La filosofia di Emanuele Severino costituisce la testimonianza della verità assolutamente innegabile, quella verità – così l’ho sentito spesso esprimersi nel corso delle sue lezioni – che “né dèi né uomini possono negare”.
Tale verità viene testimoniata dal discorso filosofico che possiede la struttura tradizionalmente chiamata “elenctica”, quella cioè che fornisce la fondazione ultima del valore di un discorso. Il procedimento detto elenctico, infatti, mostra l’assoluta, incontrovertibile verità di ciò la cui negazione è autonegazione, quindi contraddizione.
Per esempio – per richiamarci al fondamentale scritto ‘Ritornare a Parmenide’ – l’affermazione (p) “Il positivo si oppone al negativo” è innegabile perché chi intendesse negarla – dicendo per esempio “Non è vero che il positivo si oppone al negativo” (non-p) – con ciò stesso sarebbe costretto ad affermare che quel positivo in cui consiste la sua affermazione (non-p) si oppone al proprio negativo, ovvero a (p); ma in tal modo egli stesso sarebbe costretto ad affermare proprio ciò che a parole intende negare, e sarebbe quindi costretto a negare il contenuto dell’affermazione che pronuncia.
Naturalmente la questione, guardata da vicino, risulta più complessa – e per certi versi anche molto, molto più complessa – di quanto questa sintetica formulazione potrebbe lasciare intendere; e tuttavia tale presentazione è sufficiente a farci cogliere il senso di questo fondamentale tratto dell’impostazione severiniana.
Del resto tale aspetto (cioè la fondazione che abbiamo chiamata elenctica) costituisce solo un primo, sia pur decisivo, momento della filosofia di Severino.
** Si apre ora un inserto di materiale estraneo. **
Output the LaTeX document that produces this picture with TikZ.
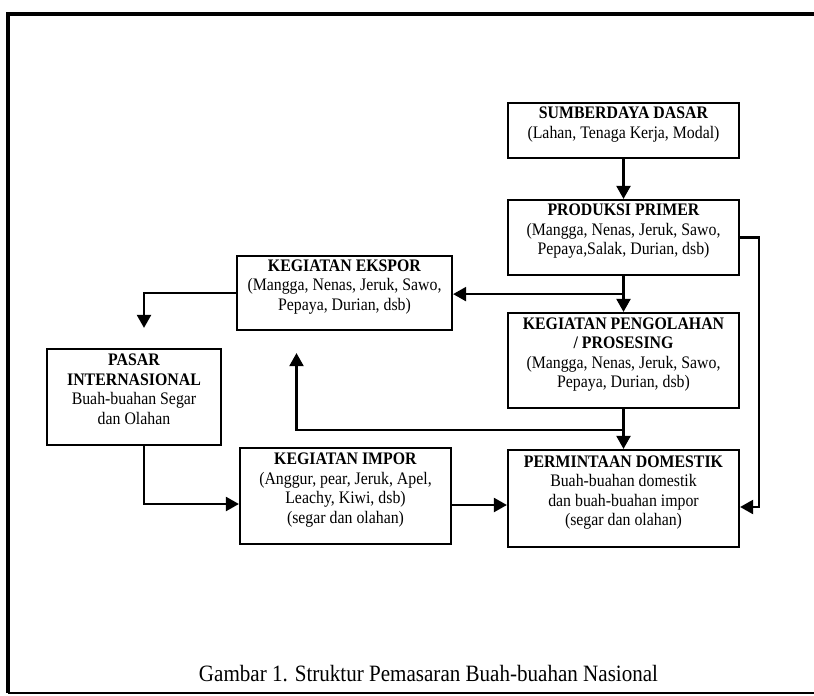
\documentclass[tikz,border=0pt]{standalone}
\usepackage{fontspec}
\setmainfont{Liberation Serif}[FakeStretch=0.9]
\usetikzlibrary{arrows.meta}

\begin{document}
\begin{tikzpicture}[x=1pt,y=-1pt,
  kotak/.style={draw,line width=2.2pt,align=center,inner sep=0pt,text depth=16pt,
    font=\fontsize{17.6}{19.5}\selectfont},
  panah/.style={line width=2.2pt,-{Triangle[length=13pt,width=14pt]}}]
\fill[white] (0,0) rectangle (814,696);
\clip (0,0) rectangle (814,696);
\useasboundingbox (0,0) rectangle (814,696);
\draw[line width=3.8pt] (830,14) -- (8,14) -- (8,693);
\draw[line width=2.4pt] (8,693) -- (830,693);
\node[kotak,minimum width=231pt,minimum height=55pt] (sumber) at (623.5,130.5)
  {\textbf{SUMBERDAYA DASAR}\\(Lahan, Tenaga Kerja, Modal)};
\node[kotak,minimum width=231pt,minimum height=75pt] (produksi) at (623.5,237.5)
  {\textbf{PRODUKSI PRIMER}\\(Mangga, Nenas, Jeruk, Sawo,\\Pepaya,Salak, Durian, dsb)};
\node[kotak,minimum width=215pt,minimum height=74pt] (ekspor) at (344.5,293)
  {\textbf{KEGIATAN EKSPOR}\\(Mangga, Nenas, Jeruk, Sawo,\\Pepaya, Durian, dsb)};
\node[kotak,minimum width=231pt,minimum height=95pt] (olah) at (623.5,360.5)
  {\textbf{KEGIATAN PENGOLAHAN}\\\textbf{/ PROSESING}\\(Mangga, Nenas, Jeruk, Sawo,\\Pepaya, Durian, dsb)};
\node[kotak,minimum width=174pt,minimum height=96pt] (pasar) at (134,397)
  {\textbf{PASAR}\\\textbf{INTERNASIONAL}\\Buah-buahan Segar\\dan Olahan};
\node[kotak,minimum width=211pt,minimum height=96pt] (impor) at (345.5,496)
  {\textbf{KEGIATAN IMPOR}\\(Anggur, pear, Jeruk, Apel,\\Leachy, Kiwi, dsb)\\(segar dan olahan)};
\node[kotak,minimum width=231pt,minimum height=97pt] (domestik) at (623.5,498.5)
  {\textbf{PERMINTAAN DOMESTIK}\\Buah-buahan domestik\\dan buah-buahan impor\\(segar dan olahan)};
\node[anchor=base,font=\fontsize{23.4}{27}\selectfont] (judul) at (428.5,681)
  {Gambar 1. Struktur Pemasaran Buah-buahan Nasional};
\path (produksi.south) ++(0,18) coordinate (cab1);
\path (olah.south) ++(0,21) coordinate (cab2);
\draw[panah] (sumber) -- (produksi);
\draw[panah] (produksi) -- (olah);
\draw[panah] (cab1) -- (cab1 -| ekspor.east);
\draw[panah,shorten >=20pt] (ekspor.west) -| ([xshift=10pt]pasar.north);
\draw[panah] (olah) -- (domestik);
\draw[panah,shorten >=22pt] (cab2) -| ([xshift=-48pt]ekspor.south);
\draw[panah] ([xshift=10pt]pasar.south) |- ([yshift=-8pt]impor.west);
\draw[panah] ([yshift=-9pt]impor.east) -- ([yshift=-9pt]impor.east -| domestik.west);
\draw[panah] (produksi.east) -- ++(19,0) |- ([yshift=-8.5pt]domestik.east);
\end{tikzpicture}
\end{document}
Il secondo aspetto – altrettanto decisivo – consiste nel rilevare che, se si tiene fermo ‘in generale’ che il positivo si oppone al negativo, ovvero che “l’essere non è non essere”, allora da ciò segue immediatamente che tutto l’essere è eterno; proprio nel senso che ogni sia pur minimo aspetto dell’essere – ovvero qualsiasi ente, anche il più infimo – è eterno.
Infatti negarne l’eternità equivarrebbe ad affermare che vi può essere un momento del tempo in cui esso (che in quanto è qualcosa è essere e non niente) non è, e quindi è non essere, è niente. Sempre da questo segue inesorabilmente che non vi è divenire, se con questo termine si intende il passaggio dall’essere al nulla o, viceversa, dal nulla all’essere. Ma se non vi è il divenire, allora non vi può essere nemmeno qualcosa come una trasformazione degli enti: nulla può trasformarsi in qualcosa d’altro da ciò che è (da ciò che eternamente è), perché altrimenti si realizzerebbe l’annullamento almeno di quegli aspetti il cui venir meno costituisce appunto la condizione della possibilità della trasformazione.
Questa verità consente di gettare uno sguardo nuovo e sorprendente sulla vicenda umana e la sua storia: Per esempio consente di comprendere come, all’interno della fede nichilistica che le cose possono trasformarsi e quindi in ultima istanza annullarsi, l’ultima parola spetti alla Tecnica (dal momento che questa è la rigorizzazione massima dell’illusoria persuasione di poter trasformare le cose); ma poi anche come la Tecnica stessa, costituendo una dimenticanza radicale del senso autentico dell’essere (cioè la sua eternità), sia destinata a tramontare nello sguardo della verità.
La fede in cui consiste le Tecnica è – dal punto di vista della verità severiniana – una follia, appunto perché è convinta che l’agire umano possa trasformare la realtà facendola diventare altro da ciò che essa è.
Attenzione, però: bisogna guardarsi dall’idea che allora il pensiero di Severino costituisca un invito a operare in modo da superare l’agire tecnico, perché invece, dal suo punto di vista, qualsia “fare” è espressione della volontà di trasformare la realtà, e quindi è espressione della follia nichilistica. In altri termini, nello sguardo della verità qualsiasi agire costituisce il problema piuttosto che la soluzione: il tramonto della Tecnica e sì destinato ad accadere, ma non come risultato di una volontà e di un conseguente agire da parte degli umani.
(Luigi Vero Tarca, La rete e il mare, sta in R. Panikkar- E. Severino, Parliamo della stessa realtà?, Jaca Book, Milano 2014, pp. 47-49).